### The request
Reproduce every line of the listing as written, apart from the pictures.

### Data block

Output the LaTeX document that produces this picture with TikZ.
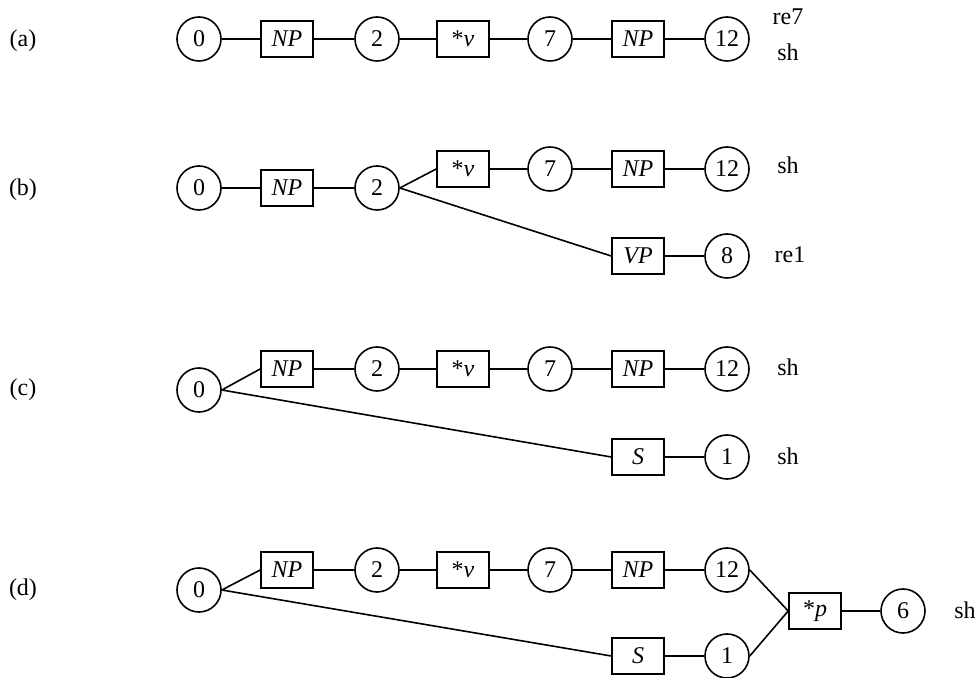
\documentclass[tikz,border=0pt]{standalone}
\usepackage{fontspec}
\setmainfont{Liberation Serif}
\begin{document}
\begin{tikzpicture}[x=0.5pt,y=-0.5pt,
  st/.style={circle,draw,line width=0.8pt,minimum size=22pt,inner sep=0pt,font=\fontsize{12}{14}\selectfont},
  cat/.style={rectangle,draw,line width=0.8pt,minimum width=26pt,minimum height=18pt,inner sep=0pt,font=\fontsize{12}{14}\selectfont\itshape},
  lab/.style={font=\fontsize{12}{14}\selectfont},
  edge/.style={line width=0.8pt}]
\useasboundingbox (0,0) rectangle (976,678);
% (a)
\node[lab] (la) at (23,41) {(a)};
\node[st] (a0) at (199,39) {0};
\node[cat] (a1) at (287,39) {NP};
\node[st] (a2) at (377,39) {2};
\node[cat] (a3) at (463,39) {\upshape*\itshape v};
\node[st] (a4) at (550,39) {7};
\node[cat] (a5) at (638,39) {NP};
\node[st] (a6) at (727,39) {12};
\node[lab] (ta1) at (788,17) {re7};
\node[lab] (ta2) at (788,52) {sh};
\draw[edge] (a0)--(a1) (a1)--(a2) (a2)--(a3) (a3)--(a4) (a4)--(a5) (a5)--(a6);
% (b)
\node[lab] (lb) at (23,190) {(b)};
\node[st] (b0) at (199,188) {0};
\node[cat] (b1) at (287,188) {NP};
\node[st] (b2) at (377,188) {2};
\node[cat] (b3) at (463,169) {\upshape*\itshape v};
\node[st] (b4) at (550,169) {7};
\node[cat] (b5) at (638,169) {NP};
\node[st] (b6) at (727,169) {12};
\node[cat] (b7) at (638,256) {VP};
\node[st] (b8) at (727,256) {8};
\node[lab] (tb1) at (788,165) {sh};
\node[lab] (tb2) at (790,255) {re1};
\draw[edge] (b0)--(b1) (b1)--(b2) (b2.east)--(b3.west) (b3)--(b4) (b4)--(b5) (b5)--(b6)
  (b2.east)--(b7.west) (b7)--(b8);
% (c)
\node[lab] (lc) at (23,390) {(c)};
\node[st] (c0) at (199,390) {0};
\node[cat] (c1) at (287,369) {NP};
\node[st] (c2) at (377,369) {2};
\node[cat] (c3) at (463,369) {\upshape*\itshape v};
\node[st] (c4) at (550,369) {7};
\node[cat] (c5) at (638,369) {NP};
\node[st] (c6) at (727,369) {12};
\node[cat] (c7) at (638,457) {S};
\node[st] (c8) at (727,457) {1};
\node[lab] (tc1) at (788,367) {sh};
\node[lab] (tc2) at (788,456) {sh};
\draw[edge] (c0.east)--(c1.west) (c1)--(c2) (c2)--(c3) (c3)--(c4) (c4)--(c5) (c5)--(c6)
  (c0.east)--(c7.west) (c7)--(c8);
% (d)
\node[lab] (ld) at (23,590) {(d)};
\node[st] (d0) at (199,590) {0};
\node[cat] (d1) at (287,570) {NP};
\node[st] (d2) at (377,570) {2};
\node[cat] (d3) at (463,570) {\upshape*\itshape v};
\node[st] (d4) at (550,570) {7};
\node[cat] (d5) at (638,570) {NP};
\node[st] (d6) at (727,570) {12};
\node[cat] (d7) at (638,656) {S};
\node[st] (d8) at (727,656) {1};
\node[cat] (d9) at (815,611) {\upshape*\itshape p};
\node[st] (d10) at (903,611) {6};
\node[lab] (td1) at (965,610) {sh};
\draw[edge] (d0.east)--(d1.west) (d1)--(d2) (d2)--(d3) (d3)--(d4) (d4)--(d5) (d5)--(d6)
  (d0.east)--(d7.west) (d7)--(d8)
  (d6.east)--(d9.west) (d8.east)--(d9.west) (d9)--(d10);
\end{tikzpicture}
\end{document}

### Finished task
Output the LaTeX document that produces this picture with TikZ.
\documentclass[tikz,border=0pt]{standalone}
\usepackage{fontspec}
\setmainfont{Liberation Serif}
\begin{document}
\begin{tikzpicture}[x=0.5pt,y=-0.5pt,
  st/.style={circle,draw,line width=0.8pt,minimum size=22pt,inner sep=0pt,font=\fontsize{12}{14}\selectfont},
  cat/.style={rectangle,draw,line width=0.8pt,minimum width=26pt,minimum height=18pt,inner sep=0pt,font=\fontsize{12}{14}\selectfont\itshape},
  lab/.style={font=\fontsize{12}{14}\selectfont},
  edge/.style={line width=0.8pt}]
\useasboundingbox (0,0) rectangle (976,678);
% (a)
\node[lab] (la) at (23,41) {(a)};
\node[st] (a0) at (199,39) {0};
\node[cat] (a1) at (287,39) {NP};
\node[st] (a2) at (377,39) {2};
\node[cat] (a3) at (463,39) {\upshape*\itshape v};
\node[st] (a4) at (550,39) {7};
\node[cat] (a5) at (638,39) {NP};
\node[st] (a6) at (727,39) {12};
\node[lab] (ta1) at (788,17) {re7};
\node[lab] (ta2) at (788,52) {sh};
\draw[edge] (a0)--(a1) (a1)--(a2) (a2)--(a3) (a3)--(a4) (a4)--(a5) (a5)--(a6);
% (b)
\node[lab] (lb) at (23,190) {(b)};
\node[st] (b0) at (199,188) {0};
\node[cat] (b1) at (287,188) {NP};
\node[st] (b2) at (377,188) {2};
\node[cat] (b3) at (463,169) {\upshape*\itshape v};
\node[st] (b4) at (550,169) {7};
\node[cat] (b5) at (638,169) {NP};
\node[st] (b6) at (727,169) {12};
\node[cat] (b7) at (638,256) {VP};
\node[st] (b8) at (727,256) {8};
\node[lab] (tb1) at (788,165) {sh};
\node[lab] (tb2) at (790,255) {re1};
\draw[edge] (b0)--(b1) (b1)--(b2) (b2.east)--(b3.west) (b3)--(b4) (b4)--(b5) (b5)--(b6)
  (b2.east)--(b7.west) (b7)--(b8);
% (c)
\node[lab] (lc) at (23,390) {(c)};
\node[st] (c0) at (199,390) {0};
\node[cat] (c1) at (287,369) {NP};
\node[st] (c2) at (377,369) {2};
\node[cat] (c3) at (463,369) {\upshape*\itshape v};
\node[st] (c4) at (550,369) {7};
\node[cat] (c5) at (638,369) {NP};
\node[st] (c6) at (727,369) {12};
\node[cat] (c7) at (638,457) {S};
\node[st] (c8) at (727,457) {1};
\node[lab] (tc1) at (788,367) {sh};
\node[lab] (tc2) at (788,456) {sh};
\draw[edge] (c0.east)--(c1.west) (c1)--(c2) (c2)--(c3) (c3)--(c4) (c4)--(c5) (c5)--(c6)
  (c0.east)--(c7.west) (c7)--(c8);
% (d)
\node[lab] (ld) at (23,590) {(d)};
\node[st] (d0) at (199,590) {0};
\node[cat] (d1) at (287,570) {NP};
\node[st] (d2) at (377,570) {2};
\node[cat] (d3) at (463,570) {\upshape*\itshape v};
\node[st] (d4) at (550,570) {7};
\node[cat] (d5) at (638,570) {NP};
\node[st] (d6) at (727,570) {12};
\node[cat] (d7) at (638,656) {S};
\node[st] (d8) at (727,656) {1};
\node[cat] (d9) at (815,611) {\upshape*\itshape p};
\node[st] (d10) at (903,611) {6};
\node[lab] (td1) at (965,610) {sh};
\draw[edge] (d0.east)--(d1.west) (d1)--(d2) (d2)--(d3) (d3)--(d4) (d4)--(d5) (d5)--(d6)
  (d0.east)--(d7.west) (d7)--(d8)
  (d6.east)--(d9.west) (d8.east)--(d9.west) (d9)--(d10);
\end{tikzpicture}
\end{document}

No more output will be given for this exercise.